Once the valve 120 is back in the first position, the annulus 116 and the inflatable element 140 may be isolated from the bore 112 in the inner mandrel 110. At this point, the high-pressure fluid may be trapped within annulus 116 and the inflatable element 140 at a first (e.g., lower) pressure and a first (e.g., lower) temperature. In an example, the first (e.g., lower) pressure may be from about 3,500 kPa to about 10,350 kPa, and the first (e.g., lower) temperature from about 5° C. to about 20° C.
As mentioned above, in one embodiment, the temperature around the downhole tool 100 (e.g., in the annulus between the downhole tool 100 and the surrounding tubular, and/or the subsurface formation around the downhole tool 100) may be higher than the first temperature. In an example, the temperature around the downhole tool 100 may be at a second (e.g., higher) temperature that is from about 150° C. to about 175° C. This may cause the temperature of the fluid within inflatable element 140 to increase (e.g., up to the second temperature). In a conventional downhole tool (e.g., without the bore 152 and/or valve 160), the increasing temperature of the fluid would cause the pressure of the fluid to increase to a second (e.g., higher) pressure, which may cause the inflatable element 140 to rupture. The second (e.g., higher) pressure may be from about 17,500 kPa to about 20,000 kPa.
As mentioned above, in another embodiment, the pressure within the downhole tool 100 may exceed the first pressure and/or reach the second pressure in response to (e.g., inadvertently) increasing the pressure in the wellbore (and the downhole tool 100) too much (e.g., using a pump at the surface). In a conventional downhole tool (e.g., without the bore 152 and/or valve 160), this over-pressure may cause the inflatable element 140 to rupture.

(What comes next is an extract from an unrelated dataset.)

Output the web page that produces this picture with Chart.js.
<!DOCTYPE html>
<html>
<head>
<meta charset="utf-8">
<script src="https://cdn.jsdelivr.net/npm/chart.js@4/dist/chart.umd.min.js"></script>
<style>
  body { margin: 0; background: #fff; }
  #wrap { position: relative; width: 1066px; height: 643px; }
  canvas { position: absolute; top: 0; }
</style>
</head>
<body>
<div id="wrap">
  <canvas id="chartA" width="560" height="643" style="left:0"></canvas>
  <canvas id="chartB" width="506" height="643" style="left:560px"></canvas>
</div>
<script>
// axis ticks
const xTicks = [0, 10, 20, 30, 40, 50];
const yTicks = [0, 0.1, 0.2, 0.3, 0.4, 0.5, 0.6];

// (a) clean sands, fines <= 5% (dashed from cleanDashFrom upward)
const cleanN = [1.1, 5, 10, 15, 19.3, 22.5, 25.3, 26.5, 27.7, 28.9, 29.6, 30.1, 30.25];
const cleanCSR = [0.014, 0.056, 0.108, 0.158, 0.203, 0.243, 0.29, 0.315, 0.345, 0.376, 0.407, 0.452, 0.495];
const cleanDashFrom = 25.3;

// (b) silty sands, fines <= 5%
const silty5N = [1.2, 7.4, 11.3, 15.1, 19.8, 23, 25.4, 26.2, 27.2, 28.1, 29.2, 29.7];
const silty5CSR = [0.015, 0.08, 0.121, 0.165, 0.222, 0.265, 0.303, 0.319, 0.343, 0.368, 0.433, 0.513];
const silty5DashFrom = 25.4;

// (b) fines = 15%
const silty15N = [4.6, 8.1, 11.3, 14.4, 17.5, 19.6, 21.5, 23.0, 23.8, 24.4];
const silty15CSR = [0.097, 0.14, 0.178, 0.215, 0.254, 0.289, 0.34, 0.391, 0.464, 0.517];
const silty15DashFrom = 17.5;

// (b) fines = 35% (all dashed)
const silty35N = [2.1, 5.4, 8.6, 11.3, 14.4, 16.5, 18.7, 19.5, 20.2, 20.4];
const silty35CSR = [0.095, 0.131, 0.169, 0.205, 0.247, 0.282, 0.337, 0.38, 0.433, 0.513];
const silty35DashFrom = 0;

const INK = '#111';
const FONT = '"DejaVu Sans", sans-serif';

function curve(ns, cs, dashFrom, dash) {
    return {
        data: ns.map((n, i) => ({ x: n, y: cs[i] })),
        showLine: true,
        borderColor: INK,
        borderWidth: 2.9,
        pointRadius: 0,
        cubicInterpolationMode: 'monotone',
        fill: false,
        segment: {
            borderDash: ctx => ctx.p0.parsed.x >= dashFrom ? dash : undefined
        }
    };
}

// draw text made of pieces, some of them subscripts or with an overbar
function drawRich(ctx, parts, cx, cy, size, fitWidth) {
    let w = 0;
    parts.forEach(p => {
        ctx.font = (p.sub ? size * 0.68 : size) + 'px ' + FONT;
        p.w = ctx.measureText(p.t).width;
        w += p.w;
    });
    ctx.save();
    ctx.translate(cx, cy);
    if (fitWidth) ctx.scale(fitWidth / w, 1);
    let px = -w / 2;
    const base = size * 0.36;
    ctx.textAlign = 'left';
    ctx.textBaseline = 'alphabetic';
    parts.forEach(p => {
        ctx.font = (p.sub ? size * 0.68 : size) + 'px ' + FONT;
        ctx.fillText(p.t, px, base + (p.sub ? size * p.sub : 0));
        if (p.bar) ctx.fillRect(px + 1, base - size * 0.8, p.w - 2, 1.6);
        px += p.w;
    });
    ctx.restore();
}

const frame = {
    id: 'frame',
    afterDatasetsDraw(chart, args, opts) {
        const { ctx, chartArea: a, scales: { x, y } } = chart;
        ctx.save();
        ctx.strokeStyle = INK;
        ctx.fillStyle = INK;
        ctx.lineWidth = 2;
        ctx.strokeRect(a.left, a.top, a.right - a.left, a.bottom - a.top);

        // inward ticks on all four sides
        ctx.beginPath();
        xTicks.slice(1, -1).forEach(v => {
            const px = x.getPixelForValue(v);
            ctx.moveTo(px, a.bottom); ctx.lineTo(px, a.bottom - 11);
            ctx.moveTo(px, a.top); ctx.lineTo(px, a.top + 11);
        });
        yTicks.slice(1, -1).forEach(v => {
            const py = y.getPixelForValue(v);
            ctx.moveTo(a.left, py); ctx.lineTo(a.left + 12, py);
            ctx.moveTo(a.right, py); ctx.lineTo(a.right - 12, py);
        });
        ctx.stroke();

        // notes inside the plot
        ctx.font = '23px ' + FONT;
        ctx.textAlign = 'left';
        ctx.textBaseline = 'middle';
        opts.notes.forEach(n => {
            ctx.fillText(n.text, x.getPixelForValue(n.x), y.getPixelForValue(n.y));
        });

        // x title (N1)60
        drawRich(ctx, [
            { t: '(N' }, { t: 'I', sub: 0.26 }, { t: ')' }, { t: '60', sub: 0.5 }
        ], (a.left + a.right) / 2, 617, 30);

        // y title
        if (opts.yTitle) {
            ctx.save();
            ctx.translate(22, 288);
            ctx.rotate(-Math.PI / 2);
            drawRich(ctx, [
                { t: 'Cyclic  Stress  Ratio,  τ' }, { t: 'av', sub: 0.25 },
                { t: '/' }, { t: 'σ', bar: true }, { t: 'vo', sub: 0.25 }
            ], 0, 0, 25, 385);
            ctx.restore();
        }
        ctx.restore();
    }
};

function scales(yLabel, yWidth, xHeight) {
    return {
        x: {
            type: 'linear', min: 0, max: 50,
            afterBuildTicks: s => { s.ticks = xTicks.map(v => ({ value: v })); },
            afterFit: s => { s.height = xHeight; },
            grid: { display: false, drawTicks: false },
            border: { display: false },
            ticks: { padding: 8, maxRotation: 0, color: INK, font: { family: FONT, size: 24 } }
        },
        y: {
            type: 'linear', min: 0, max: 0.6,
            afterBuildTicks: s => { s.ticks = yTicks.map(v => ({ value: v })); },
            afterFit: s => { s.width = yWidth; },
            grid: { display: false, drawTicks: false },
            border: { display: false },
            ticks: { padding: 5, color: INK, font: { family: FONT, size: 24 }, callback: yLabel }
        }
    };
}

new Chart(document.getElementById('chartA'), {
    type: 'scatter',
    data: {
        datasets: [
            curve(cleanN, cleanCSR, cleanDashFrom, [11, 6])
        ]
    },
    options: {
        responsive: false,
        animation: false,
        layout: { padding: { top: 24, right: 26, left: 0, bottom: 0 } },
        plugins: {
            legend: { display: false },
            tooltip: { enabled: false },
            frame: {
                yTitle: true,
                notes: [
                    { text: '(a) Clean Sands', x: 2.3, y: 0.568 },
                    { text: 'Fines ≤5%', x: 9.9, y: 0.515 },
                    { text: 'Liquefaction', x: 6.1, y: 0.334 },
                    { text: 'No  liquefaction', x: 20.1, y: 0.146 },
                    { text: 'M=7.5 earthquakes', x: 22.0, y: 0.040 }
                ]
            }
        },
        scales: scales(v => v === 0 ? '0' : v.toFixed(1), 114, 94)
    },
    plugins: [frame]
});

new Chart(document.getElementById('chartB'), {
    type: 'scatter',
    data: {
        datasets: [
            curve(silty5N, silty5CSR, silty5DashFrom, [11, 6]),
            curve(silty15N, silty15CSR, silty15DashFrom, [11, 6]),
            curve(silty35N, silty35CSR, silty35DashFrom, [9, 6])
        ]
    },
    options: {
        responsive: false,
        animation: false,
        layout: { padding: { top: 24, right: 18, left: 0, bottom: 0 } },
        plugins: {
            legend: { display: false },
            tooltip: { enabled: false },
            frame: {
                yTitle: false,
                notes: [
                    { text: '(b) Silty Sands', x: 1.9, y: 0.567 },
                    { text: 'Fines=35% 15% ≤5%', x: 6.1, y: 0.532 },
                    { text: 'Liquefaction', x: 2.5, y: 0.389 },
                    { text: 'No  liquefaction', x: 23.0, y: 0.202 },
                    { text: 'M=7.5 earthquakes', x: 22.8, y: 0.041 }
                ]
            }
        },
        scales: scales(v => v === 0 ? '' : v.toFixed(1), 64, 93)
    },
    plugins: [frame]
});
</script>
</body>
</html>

However, the addition of the bore 152 and the valve 160 may prevent the pressure of the fluid from exceeding the predetermined pressure threshold of the valve 160. In other words, once the pressure of the fluid reaches the predetermined pressure threshold, at least a portion of the fluid may be vented out of the bore 152 and the valve 160 to the exterior of the downhole tool 100. The predetermined pressure threshold may be between the first (e.g., lower) pressure and the second (e.g., higher) pressure. In an example, predetermined pressure threshold may be from about 6,900 kPa to about 13,800 kPa.
As used herein, the terms “inner” and “outer”; “up” and “down”; “upper” and “lower”; “upward” and “downward”; “above” and “below”; “inward” and “outward”; “uphole” and “downhole”; and other like terms as used herein refer to relative positions to one another and are not intended to denote a particular direction or spatial orientation. The terms “couple,” “coupled,” “connect,” “connection,” “connected,” “in connection with,” and “connecting” refer to “in direct connection with” or “in connection with via one or more intermediate elements or members.”

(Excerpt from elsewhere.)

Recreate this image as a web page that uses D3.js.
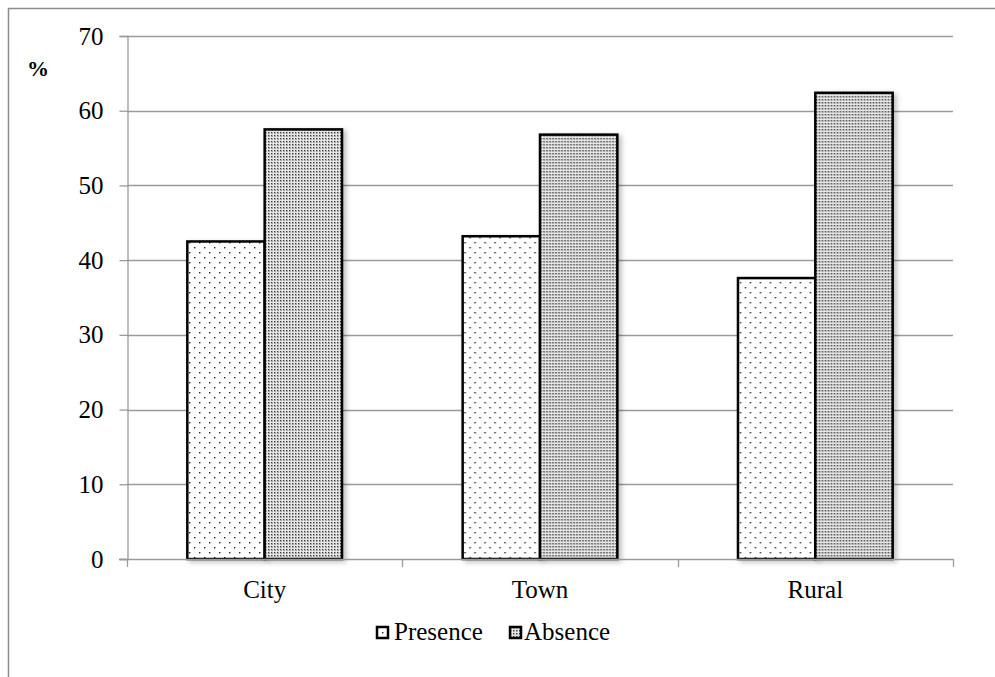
<!DOCTYPE html>
<html>
<head>
<meta charset="utf-8">
<script src="https://cdn.jsdelivr.net/npm/d3@7"></script>
<style>
  html, body { margin: 0; padding: 0; background: #fff; }
</style>
</head>
<body>
<svg id="chart" width="995" height="677"></svg>
<script>
// Share of respondents by area (%)
const categories = ["City", "Town", "Rural"];
const seriesNames = ["Presence", "Absence"];
const presence = [42.5, 43.2, 37.6];
const absence = [57.5, 56.8, 62.4];
const yTicks = [0, 10, 20, 30, 40, 50, 60, 70];

const svg = d3.select("#chart");
const W = 995, H = 677;
const margin = { left: 127, right: 42, top: 36, bottom: 118 };
const x0 = margin.left, x1 = W - margin.right;
const y0 = H - margin.bottom, y1 = margin.top;
const FONT = "Liberation Serif";

// Outer frame
svg.append("path")
  .attr("d", `M8.5,${H} V8.5 H${W}`)
  .attr("fill", "none").attr("stroke", "#8c8c8c").attr("stroke-width", 1.5);

// Fill patterns and shadow
const defs = svg.append("defs");
const pDots = defs.append("pattern").attr("id", "pat-presence")
  .attr("patternUnits", "userSpaceOnUse").attr("width", 10).attr("height", 10);
pDots.append("rect").attr("width", 10).attr("height", 10).attr("fill", "#fff");
pDots.append("rect").attr("x", 2).attr("y", 2).attr("width", 1.4).attr("height", 1.4).attr("fill", "#222");
pDots.append("rect").attr("x", 7).attr("y", 7).attr("width", 1.4).attr("height", 1.4).attr("fill", "#222");

const pGrid = defs.append("pattern").attr("id", "pat-absence")
  .attr("patternUnits", "userSpaceOnUse").attr("width", 3).attr("height", 3);
pGrid.append("rect").attr("width", 3).attr("height", 3).attr("fill", "#e6e6e6");
pGrid.append("rect").attr("width", 2).attr("height", 2).attr("fill", "#a6a6a6");
pGrid.append("rect").attr("width", 1).attr("height", 1).attr("fill", "#3c3c3c");

const shadow = defs.append("filter").attr("id", "shadow")
  .attr("x", "-20%").attr("y", "-5%").attr("width", "140%").attr("height", "110%");
shadow.append("feDropShadow").attr("dx", 3).attr("dy", 2).attr("stdDeviation", 2.5)
  .attr("flood-color", "#000").attr("flood-opacity", 0.25);

// Scales
const y = d3.scaleLinear().domain([0, 70]).range([y0, y1]);
const xBand = d3.scaleBand().domain(categories).range([x0, x1]).paddingInner(0).paddingOuter(0);
const xInner = d3.scaleBand().domain(seriesNames).range([0, xBand.bandwidth()]).paddingInner(0).paddingOuter(0.78);

// Gridlines
svg.append("g").selectAll("line").data(yTicks.filter(d => d > 0)).join("line")
  .attr("x1", x0).attr("x2", x1)
  .attr("y1", d => Math.round(y(d)) + 0.5).attr("y2", d => Math.round(y(d)) + 0.5)
  .attr("stroke", "#9a9a9a").attr("stroke-width", 1.3);

// Y axis
const yAxis = svg.append("g").attr("transform", `translate(${x0 + 0.5},0)`)
  .call(d3.axisLeft(y).tickValues(yTicks).tickSize(8).tickPadding(16));
yAxis.attr("font-family", FONT).attr("font-size", 25);
yAxis.select(".domain").attr("stroke", "#9a9a9a").attr("stroke-width", 1.3);
yAxis.selectAll(".tick line").attr("stroke", "#9a9a9a").attr("stroke-width", 1.3);
yAxis.selectAll(".tick text").attr("fill", "#000")
  .attr("font-family", FONT).attr("font-size", 25);

// Unit label
svg.append("text").attr("x", 38).attr("y", 76).attr("text-anchor", "middle")
  .attr("font-family", FONT).attr("font-size", 22).attr("font-weight", "bold").text("%");

// Bars
const rows = categories.map((c, i) => ({ cat: c, vals: [
  { key: "Presence", v: presence[i] },
  { key: "Absence", v: absence[i] }
]}));
const groups = svg.append("g").selectAll("g").data(rows).join("g")
  .attr("transform", d => `translate(${xBand(d.cat)},0)`);
groups.selectAll("rect").data(d => d.vals).join("rect")
  .attr("x", d => xInner(d.key))
  .attr("y", d => y(d.v))
  .attr("width", xInner.bandwidth())
  .attr("height", d => y0 - y(d.v))
  .attr("fill", d => d.key === "Presence" ? "url(#pat-presence)" : "url(#pat-absence)")
  .attr("stroke", "#000").attr("stroke-width", 2.5)
  .attr("filter", "url(#shadow)");

// X axis
const xAxis = svg.append("g").attr("transform", `translate(0,${Math.round(y0) + 0.5})`)
  .call(d3.axisBottom(xBand).tickSize(0).tickPadding(21));
xAxis.attr("font-family", FONT).attr("font-size", 25);
xAxis.select(".domain").attr("stroke", "#9a9a9a").attr("stroke-width", 1.3)
  .attr("d", `M${x0 - 8},0H${x1}`);
xAxis.selectAll(".tick text").attr("fill", "#000")
  .attr("font-family", FONT).attr("font-size", 25);
// Category boundary ticks
const bounds = categories.map(c => xBand(c)).concat([x1]);
svg.append("g").selectAll("line").data(bounds).join("line")
  .attr("x1", d => Math.round(d) + 0.5).attr("x2", d => Math.round(d) + 0.5)
  .attr("y1", y0).attr("y2", y0 + 8)
  .attr("stroke", "#9a9a9a").attr("stroke-width", 1.3);

// Legend
const legItems = [
  { key: "Presence", x: 376, tx: 394 },
  { key: "Absence", x: 509, tx: 524 }
];
const li = svg.append("g").selectAll("g").data(legItems).join("g");
li.append("rect").attr("x", d => d.x + 1).attr("y", 627).attr("width", 11).attr("height", 11)
  .attr("fill", d => d.key === "Presence" ? "url(#pat-presence)" : "url(#pat-absence)")
  .attr("stroke", "#000").attr("stroke-width", 2.5);
li.append("text").attr("x", d => d.tx).attr("y", 640)
  .attr("font-family", FONT).attr("font-size", 25).attr("fill", "#000").text(d => d.key);
</script>
</body>
</html>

The foregoing has outlined features of several embodiments so that those skilled in the art may better understand the present disclosure. Those skilled in the art should appreciate that they may readily use the present disclosure as a basis for designing or modifying other processes and structures for carrying out the same purposes and/or achieving the same advantages of the embodiments introduced herein. Those skilled in the art should also realize that such equivalent constructions do not depart from the spirit and scope of the present disclosure, and that they may make various changes, substitutions, and alterations herein without departing from the spirit and scope of the present disclosure.
This application claims priority to U.S. Provisional Patent Application No. 63/610,472, filed on Dec. 15, 2023, which is incorporated by reference.